Copenhagen Demonstrations Saturday 12-12-09

Monday, December 7, 2009

Ken Cloke's Diary - Day 3


Copenhagen Diary:
Reflections from Inside the Climate Change Conference
by Ken Cloke

Entry 3: Monday, Dec. 7, 2009


This morning we began. The MBB team met early in a room we were able to secure – everyone is working beautifully and some UN staff complained that there are so many people in MBB who seem to be responsible for different things! Excellent!

The mood here has shifted significantly, and the prevailing opinion seems to be that President Obama’s decision to speak to the delegates in week 2 rather than week one is a sign that an agreement might actually be possible. Given the current optimism on reaching an agreement, it seems unlikely that we will be able to convince the delegates to add mediation to the treaty language. They are focused on the few issues they have to resolve to get an agreement, and we will have to think about how to encourage them to use mediation to make their agreements stick going forward.

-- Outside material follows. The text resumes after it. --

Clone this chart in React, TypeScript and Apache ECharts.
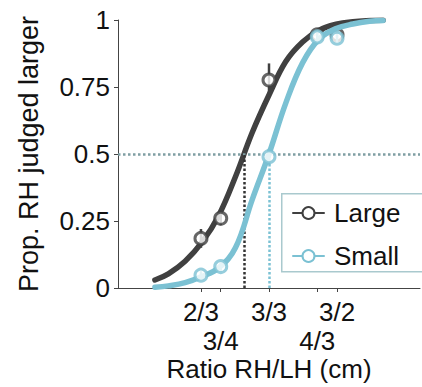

The new President of the 15th Conference of the Parties (COP 15) is a Dane, Connie Hedegaard, and she is completely determined to produce an agreement. She said: Dear negotiators! This year, you have had weeks of extra negotiating time. Since June, you have worked with negotiation text. Preparations have been unparalleled! … Therefore: Compromise! Agree! Find concrete solutions! Use every skill available to pave the way for ministers and leaders to finalize the deal!

The process being used here is roughly meditative and broadly based on consensus, and altogether it is a remarkable exercise in international political decision making, including all the difficulties, inefficiencies, and remarkable break-throughs that we so often experience in mediation.

Listening to the delegates, one hears indications of small concessions and willingness to move forward, and as flawed and insufficient as these measures are, there is no disagreement about the consequences of doing nothing. These consequences were described in detail this morning. They include:

• Disappearance of sea ice
• Greater frequency of hot extremes, heat waves and heavy precipitation
• Increase in tropical cyclone intensity
• Decrease in water resources in semi-arid areas including the Mediterranean Basin, western United States, southern Africa and north-eastern Brazil
• Eventual elimination of the Greenland ice sheet, and resulting rise in sea level of about 7 meters (about 23 feet)
• 20 to 30% of species at risk of extinction if average global warming exceeds 1.5 to 2.5 degrees C
• Heavy rainfall in some areas and far less in others, including the Monsoon season
• Increasing acidification of the world’s oceans, leading to a massive die-off of marine life
• Significant life threats to at least 20% of the world population, or about 2 billion people

In short, the science of global warming is “unequivocal” and clear in its minimal anticipations. In order to avoid these consequences, global CO2 emissions need to peak no later than 2015, a mere 5+ years from now.

Our MBB team has been circulating throughout the conference, meeting people and talking about why mediation and other conflict resolution techniques can help. We are scheduling a press conference and will issue a statement in which we volunteer to mediate any disputes that arise during the conference.



To describe the scene here, it is like a small city, with thousands of diverse people milling about. There are indigenous people from around the world in national dress, lots of young environmental activists, scientists, and delegates. The building is beautiful and somehow contains us all without seeming to strain doing so.

Some sessions are only open to delegates, which leaves the NGO representatives milling about, talking to each other, and seeking openings to express their views. There are four nearly separate groups in attendance. As you enter, there are a variety of commercial entities; then there is a large hall filled mostly with NGO representatives, especially from environmental organizations; then there is the press, all in a room of their own; and finally, there are the delegates, with offices and meeting rooms separated from the others (see photos). It is almost like a class society, but with semi-permeable boundaries between them, allowing us to move somewhat between them.

The press, of course, is everywhere. I was interviewed on Italian television and by an environmental group, with more interviews planned for tomorrow and Wednesday with Danish television and with the UN itself. We have a banner too (see photo).

A brief history might be useful: The international response to climate change began with adoption of the United Nations Framework Convention on Climate Change (UNFCCC) in 1992, with a set of actions to stabilize atmospheric concentrations of greenhouse gases, and there are now 194 parties. In December, 1997, the 3rd COP meeting was held in Kyoto, resulting in a Protocol to the UNFCCC known as Annex I, that committed industrialized and developing countries to set emission reduction targets. The US did not sign the Kyoto Protocol, though 190 countries did. Since then meetings have taken place in Montreal, Bali (creating the “Bali Roadmap”), plus pre-Copenhagen meetings in Bonn, Bangkok and Barcelona, though little progress was made.

We are already getting exhausted with two weeks to go, but have lots of members just arriving, handing out lots of fliers and speaking to the delegates, many expressing agreement with our aims. We made a good start, with lots to do before it ends. I will send more tomorrow.